De Zerbi: “Sono un allenatore col 10 sulle spalle. Miei giocatori non sono soldati”

De Zerbi

"Il calcio non è tennis, ci sono undici persone che hanno bisogno di un altro per coordinarle". Parla il mister del club ucraino

Redazione ITASportPress

Lunga intervista a El Pais da parte di Roberto De Zerbi, tecnico dello Shakhtar Donetsk ed ex Sassuolo. Il mister ha parlato della sua filosofia di calcio e in generale dell'evoluzione del mondo del pallone negli ultimi anni facendo un parallelo tra i tempi in cui lui era giocatore e l'attualità.

NUMERO 10 - "Io ero un numero 10 mediocre, cerco di esserlo come allenatore", ha detto De Zerbi. "Il calcio non è tennis, ci sono undici persone che hanno bisogno di un altro per coordinarle. La scelta del gioco, del passaggio, del dribbling, del tiro, dell’occupazione di una posizione a discapito di un’altra, voglio che corrispondano al cento per cento ai calciatori. Nel calcio di oggi c’è molto meno coraggio e molta meno personalità rispetto a vent’anni fa. Siamo arrivati a questo punto anche grazie agli allenatori che hanno voluto dei soldati".

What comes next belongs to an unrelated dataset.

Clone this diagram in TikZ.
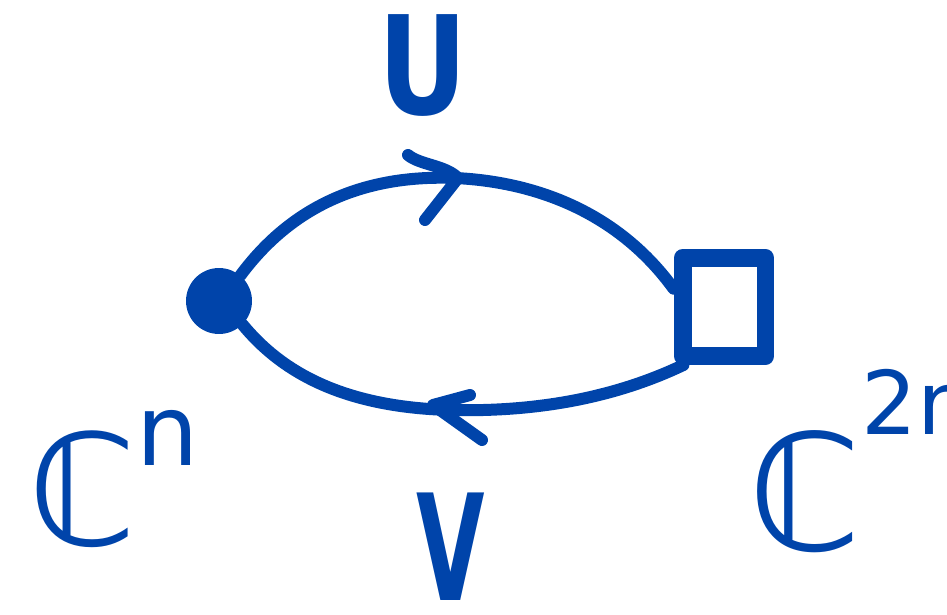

GIOCATORI - E proprio la parola soldati, De Zerbi non vuole sentirla: "Io non voglio soldati. Quando per sistema non permetti libertà di scelta, pensiero e azione, nel tempo troverai più soldati e meno giocatori con personalità. Oggi viviamo in un’era di rinascita dei dieci. Ci sono tante squadre che cercano la qualità". E sulla scia di queste affermazioni: "Se mi rivedo nell'idea tipica del calcio italiano difesa e contropiede? No assolutamente no. Non mi rappresenta né mi diverte. Il divertimento è un aspetto determinante. Se non mi piace fare una cosa, preferisco non farla. Ora in Italia ci sono due scuole di pensiero: una tradizionale, che è giusto che rimanga, e poi un'altra che si è rivoltata contro certe cose del passato".